*PROBLEM DESCRIPTION*: Your task is to repeat the lines from the line with "Write a Python" to the line with "The picture is", both ends included, and nothing else. Pictures stay out of the copy.

*DATA EXTRACT*:
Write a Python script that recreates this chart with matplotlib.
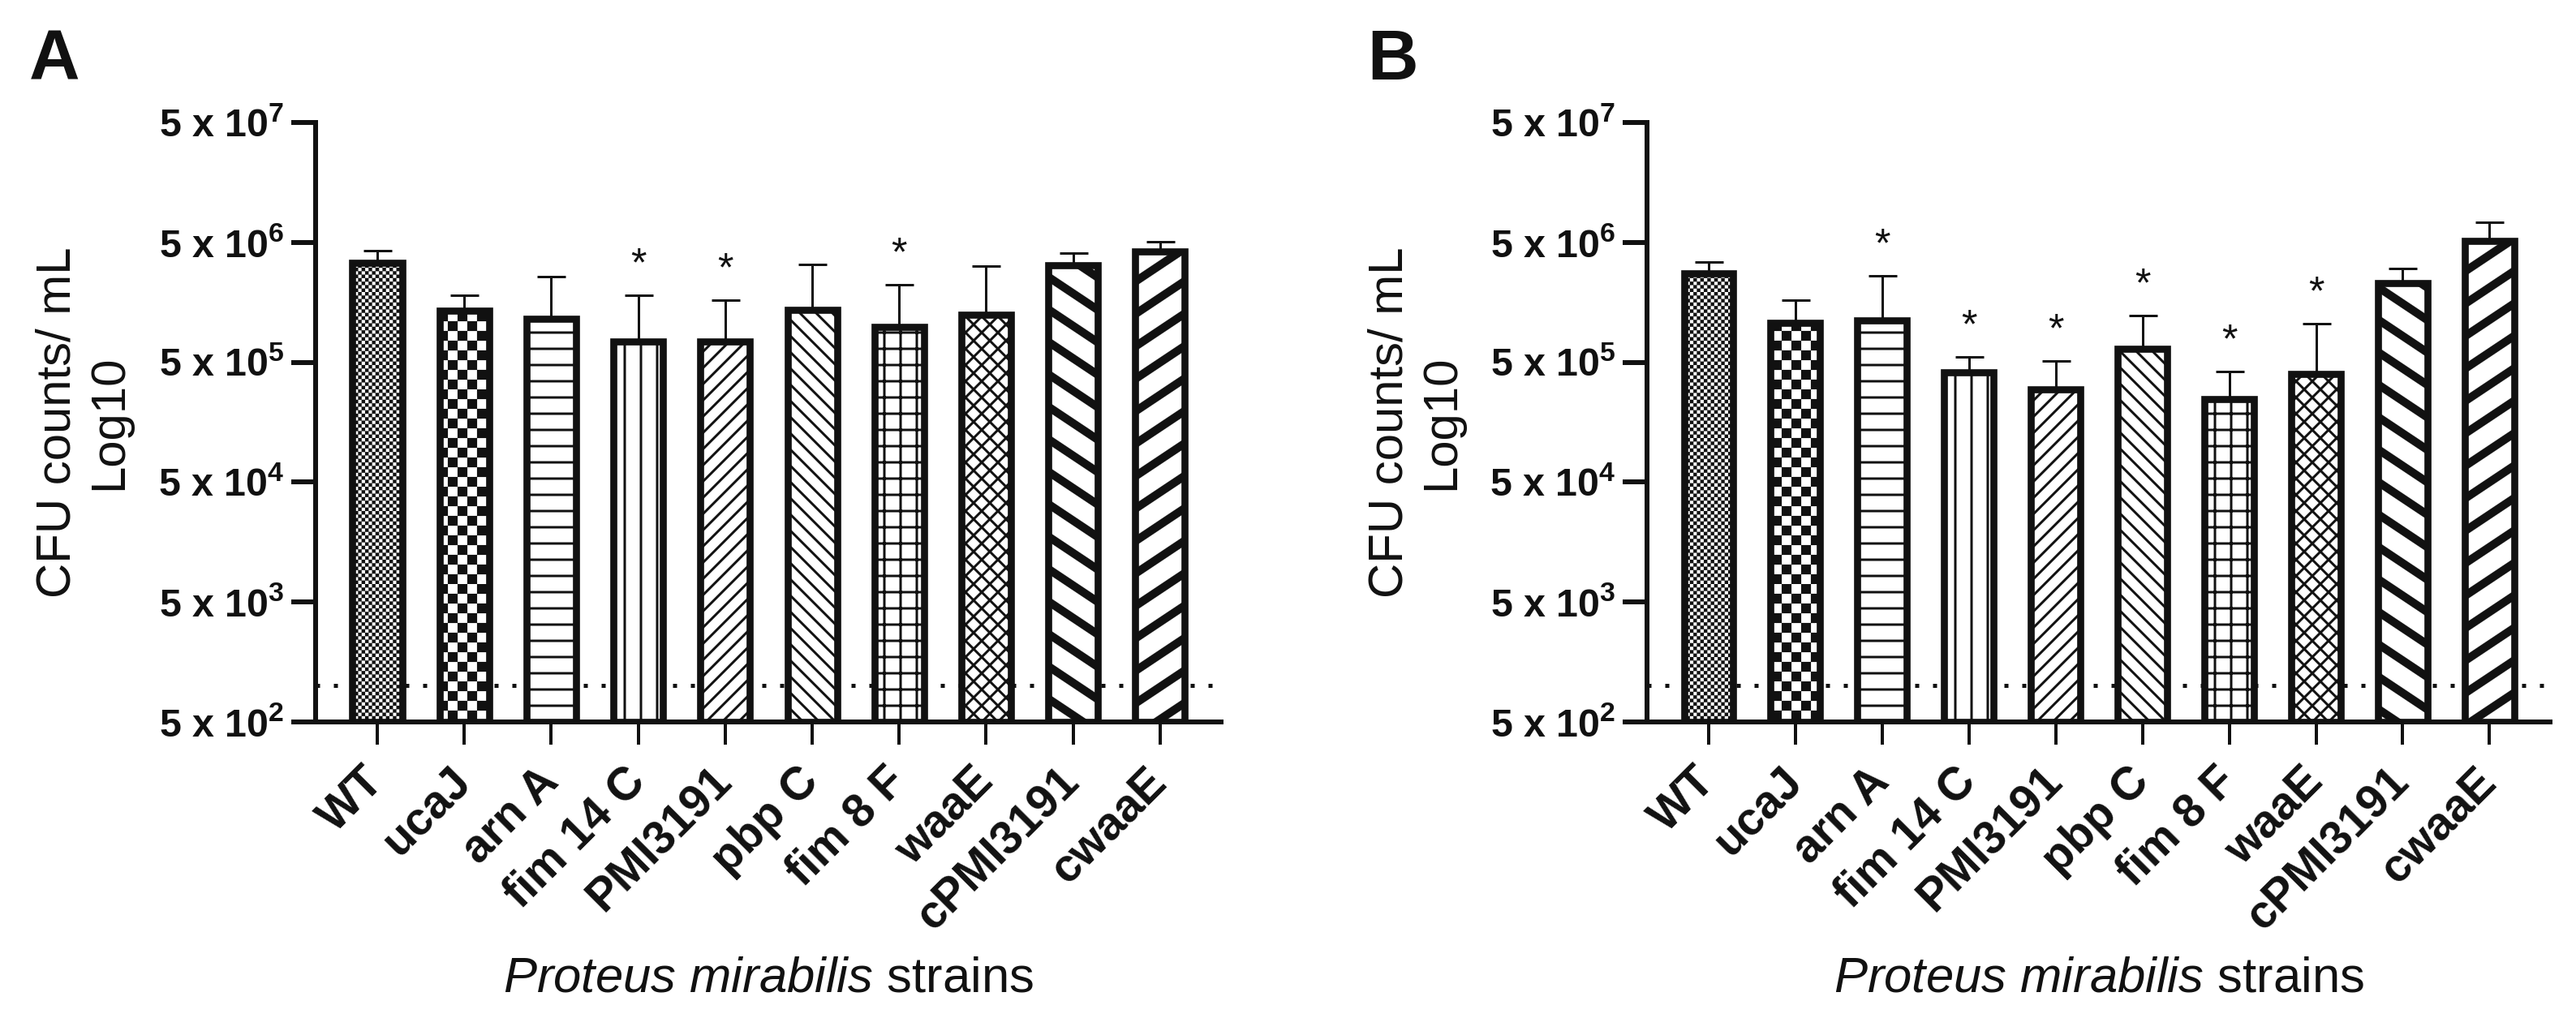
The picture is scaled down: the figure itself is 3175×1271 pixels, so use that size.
--
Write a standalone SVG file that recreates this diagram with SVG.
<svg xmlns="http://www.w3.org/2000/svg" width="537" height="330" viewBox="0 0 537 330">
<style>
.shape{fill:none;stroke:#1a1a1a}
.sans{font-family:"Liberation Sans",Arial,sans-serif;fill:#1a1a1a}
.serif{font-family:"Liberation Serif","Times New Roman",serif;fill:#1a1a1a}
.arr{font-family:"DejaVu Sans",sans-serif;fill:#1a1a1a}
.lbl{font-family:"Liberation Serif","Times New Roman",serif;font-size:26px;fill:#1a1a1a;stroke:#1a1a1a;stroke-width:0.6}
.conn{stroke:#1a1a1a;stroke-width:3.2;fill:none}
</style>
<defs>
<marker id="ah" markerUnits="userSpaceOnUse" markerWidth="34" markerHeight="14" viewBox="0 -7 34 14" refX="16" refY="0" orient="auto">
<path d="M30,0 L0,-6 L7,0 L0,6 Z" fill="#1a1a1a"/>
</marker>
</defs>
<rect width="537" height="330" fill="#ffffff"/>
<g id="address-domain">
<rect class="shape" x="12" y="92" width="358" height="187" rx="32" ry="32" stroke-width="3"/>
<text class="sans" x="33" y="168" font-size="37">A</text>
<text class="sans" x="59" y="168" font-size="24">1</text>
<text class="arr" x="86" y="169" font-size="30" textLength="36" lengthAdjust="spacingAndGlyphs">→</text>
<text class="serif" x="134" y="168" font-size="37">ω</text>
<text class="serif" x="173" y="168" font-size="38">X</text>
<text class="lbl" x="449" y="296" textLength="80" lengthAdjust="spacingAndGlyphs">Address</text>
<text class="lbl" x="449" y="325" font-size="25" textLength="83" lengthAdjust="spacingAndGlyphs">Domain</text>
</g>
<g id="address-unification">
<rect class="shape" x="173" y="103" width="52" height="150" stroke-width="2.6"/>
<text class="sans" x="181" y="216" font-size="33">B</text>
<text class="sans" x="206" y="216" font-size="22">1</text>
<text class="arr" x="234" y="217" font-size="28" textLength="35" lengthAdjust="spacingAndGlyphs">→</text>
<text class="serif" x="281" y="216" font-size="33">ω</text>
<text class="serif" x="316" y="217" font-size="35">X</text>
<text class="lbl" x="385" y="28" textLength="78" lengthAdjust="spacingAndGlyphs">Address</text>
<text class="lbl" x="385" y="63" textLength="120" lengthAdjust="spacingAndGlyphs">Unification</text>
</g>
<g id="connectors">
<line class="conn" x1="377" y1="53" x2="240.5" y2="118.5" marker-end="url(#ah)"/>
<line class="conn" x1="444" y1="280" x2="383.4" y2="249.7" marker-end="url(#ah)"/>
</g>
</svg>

*THE COMPLETED TASK*:
Write a Python script that recreates this chart with matplotlib.
The picture is scaled down: the figure itself is 3175×1271 pixels, so use that size.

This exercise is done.